The US levied sanctions towards four individuals who the Treasury says were associated with “economic mismanagement and corruption”. In the simplest terms, the announcement restricts US citizens and companies from doing business with the named people.
Comments from US Treasury Secretary Steve Mnuchin were included in the sanctions memo.
“We urge Maduro to distribute humanitarian aid and stop blocking much-needed foreign assistance to the suffering people of Venezuela,” the government memo stated.
What does this achieve?
“These sanctions on individuals are important for sending messages,” says R Evan Ellis, research professor of Latin American Studies at the US Army War College Strategic Studies Institute.

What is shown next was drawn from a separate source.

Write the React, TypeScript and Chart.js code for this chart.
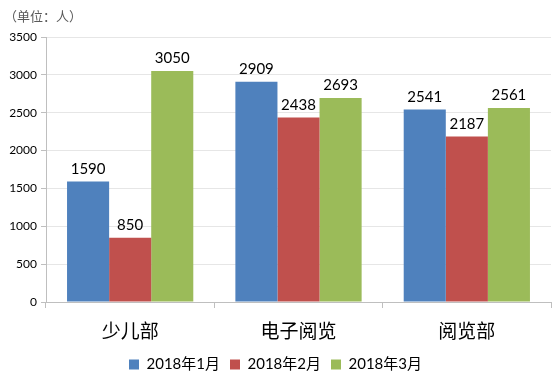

Alone, these sanctions likely won’t make much difference, but they do continue to isolate the country during its time of economic need.
The situation there is now so bad that it has hampered Venezuela’s oil production. In February, it produced about 1.55 million barrels a day of crude oil, according to data from OPEC, the oil cartel. That’s down from 2.15 million in 2016. And production looks set to decline further.
The reason for the output fall is simple. The government hasn’t maintained either the physical oil industry infrastructure or the vital staff, says Hanke of Johns Hopkins.
Equipment for extracting oil needs to be replaced regularly because drilling quickly wears it out. Unfortunately, Venezuela has little cash to buy replacement parts. However, the worn-out equipment is only part of the story.
“They have cleaned out a lot of professional people who weren’t following the party line,” says Hanke. “They now have lots of patronage with party hacks who aren’t able to do their jobs.”
In other words, the oil industry experts got sacked and instead, the government installed unqualified cronies.
“If this is kept up the production will keep going down,” Hanke says. Put another way, if there isn’t a concerted effort to maintain the physical oil industry infrastructure and hire the right people, then oil output will slump further.
While the Middle East’s oil-rich economies express delight in this development, it is worth remembering why this is happening.
"The sanctions give the imposer [the US] the false sense that action has been taken, but in fact usually the sanctions end up propping up the country that has had sanctions imposed on it," says Hanke.
In this case, the sanctions may prop up a government that is starving its people.